Один наш шоферюга катил по зимнему /усу/ в лесхоз – и вдруг из сугроба вылезает чурбак в малице: “Когда, однако, обратно поедешь?”

Через три дня, отвечает шоферюга. “Однако скоро”. И впрямь через три дня на этом самом месте… Может быть, это был один из тех, кто забредал к нам в резиновых сапогах, пытаясь продать расшитые бисером оленьи бурки: “Поурки, поурки!..” Они всегда просили за пару две бутылки водки, но неизменно довольствовались одной, и я так же неизменно испытывал облегчение, когда они снова исчезали с глаз долой, из сердца вон, а то как бы кто не вспомнил и о моем родстве с этими чучелами, – хватит с меня и того, что у меня папа еврей.

Сам-то я котировался у нашей братвы вполне прилично, но ведь нельзя чувствовать себя красивым, не обладая красивой родословной… Я и хотел быть в родстве с хозяевами жизни.

Мне кажется, мама тоже это чувствовала и никогда не пыталась навязать мне лесотундровую родню – это их нужно было выводить к свету, а не меня к костру.
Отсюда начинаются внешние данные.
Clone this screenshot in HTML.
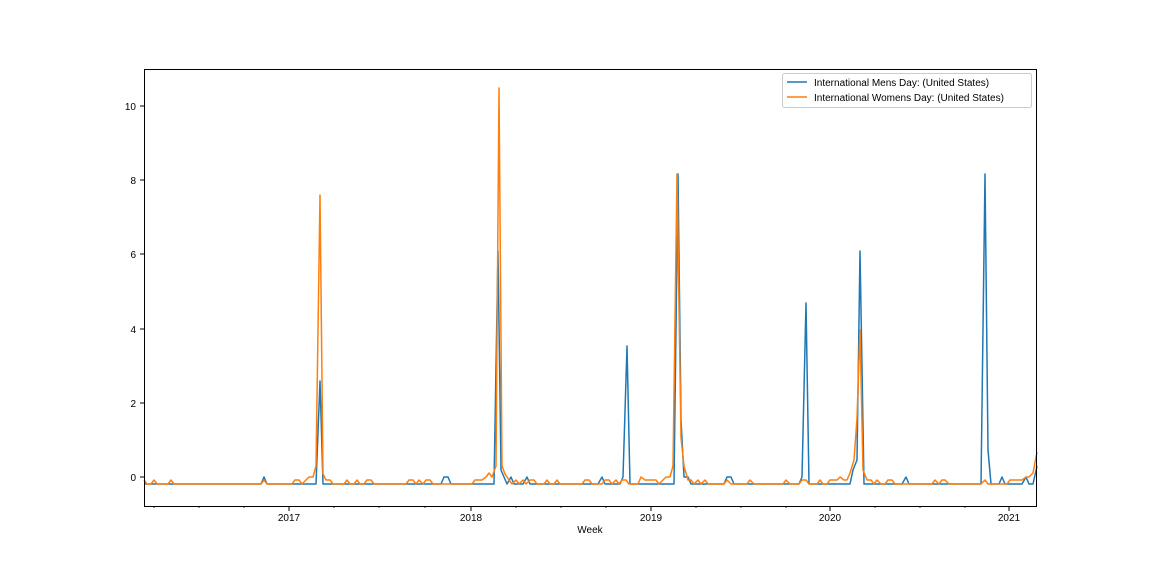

Вот вам еще одно воспоминание-заноза: мы с мамой, вполне, по нашим меркам, культурной и лишь едва ориентализированной дамой, пружиня по спрессованным опилкам, идем главной Советской улицей меж щитовых домиков, а навстречу нам, пошатываясь и блаженно щуря без того дружески прищуренные глазки, бредет нацмен, в ватнике среди лета, но ради праздника с пионерским галстуком на шее. По его резиновому сапогу шлепает полуметровый муксун, которого он протягивает каждому встречному, дружески поясняя: “Путилка, путилка…”

Окаменев смуглым, чуточку по-шукшински скуластым лицом, мама раскрыла сумочку и принялась совать ему деньги: “Берите и уходите.

Не позорьте себя и нас”, – но он лишь ласково щурился всем своим морщинистым детским личиком: “Путилка, путилка…” И вдруг увидел в раскрытой сумочке блеснувшие там духи. “Тиколон!” – просиял он и без церемоний, по-родственному запустил руку в ридикюль, – черный, под некоего негроидного крокодила. Вытрясши духи себе в рот, он, щурясь совсем уже разнеженно, принялся совать маме муксуна. Мама отводила руку, пытаясь его обойти, пока не поняла, что взять муксуна выйдет меньше сраму. Мы принесли муксуна домой и сварили из него неправдоподобно наваристую уху, со слоем золотого жира в палец толщиной. И съели, не обменявшись ни единым словом.